In the the past decade, technological advancements in the camera world have been largely driven by Sony: at least in image sensors and electronics. When the firm set its sights on competing head-on with the established duopoly of Canon and Nikon, it pinned its success on relentless innovation. It has been true to this plan.
Much has happened since the Alpha 1 came along in January 2021. Sony itself has launched the A7R V: a camera with more resolution than the A1; a dedicated AI processor; and AI autofocus system that not even the Alpha 1 has. Then there’s the Nikon Z9, which rivals the Alpha 1’s resolution, burst speed and 8K video capabilities.

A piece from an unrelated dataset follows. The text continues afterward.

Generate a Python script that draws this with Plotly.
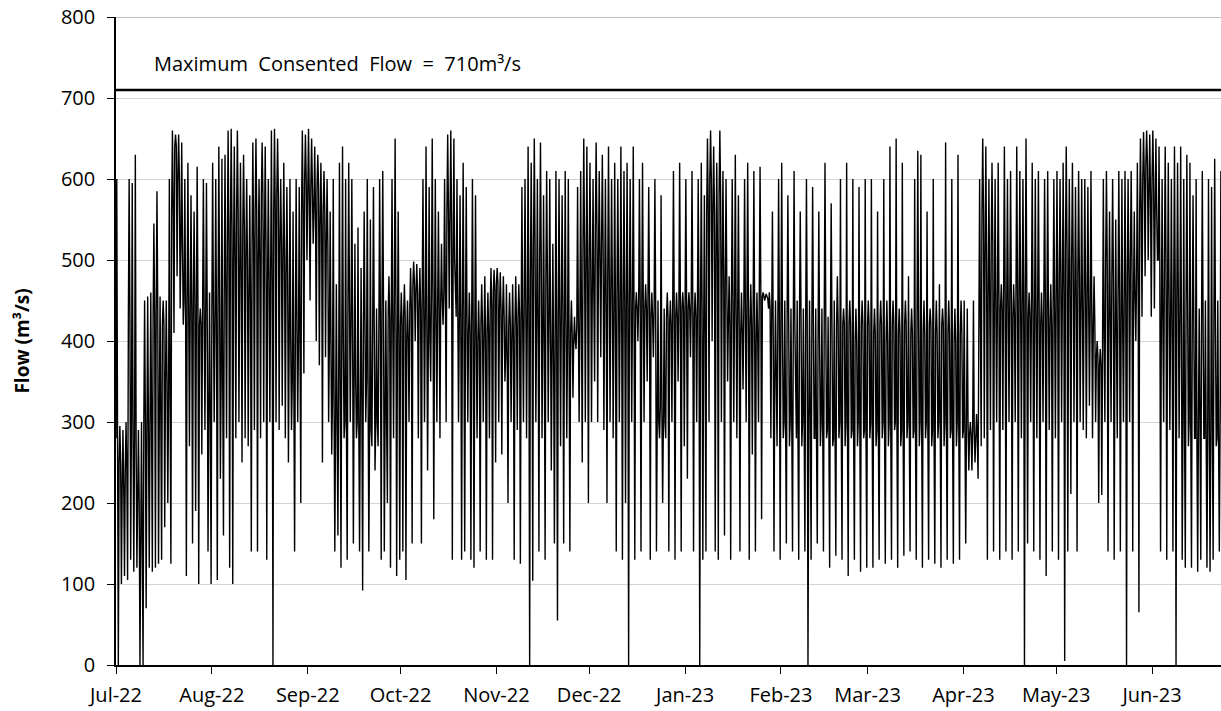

The Canon EOS R3 may not match the Alpha 1’s resolution but matches its credentials as a high-speed sports shooter, as does the much cheaper Canon EOS R6 Mark II. And, incredibly, you no longer need full frame to get high resolution and 8K video, as the Fujifilm X-H2 ably demonstrates.
The Alpha 1 was well clear of the pack when it was first launched, but faces competition from some newer and highly capable rivals, all of which have one thing in common. They cost less – often a lot less – than the Alpha 1.
The only other camera that really comes close is the Canon EOS R5. This blew us away with its ability to shoot 45MP images at 20fps with continuous AF. It is also the first mirrorless camera capable of 8K video. Sony’s previous speed king, the Alpha 9 II, achieves 20fps at 24MP. Unsurprisingly, the Alpha 1 is considerably more expensive than both, but comes with a lot of other goodies too. The question is, does it all work?
Sony Alpha 1: Features
Sony has built the Alpha 1 around an all-new Exmor RS stacked CMOS sensor, in which three chips are effectively stacked together. The light-sensitive photodiodes are connected first to a memory layer, with a processing layer underneath. In principle, this maximises light capturing efficiency and enables rapid pixel readout while keeping electronic read noise to a minimum. As a result, the sensor promises an impressive 15 stops of dynamic range, while providing a standard sensitivity range up to ISO 32,000 that is expandable to ISO 102,400.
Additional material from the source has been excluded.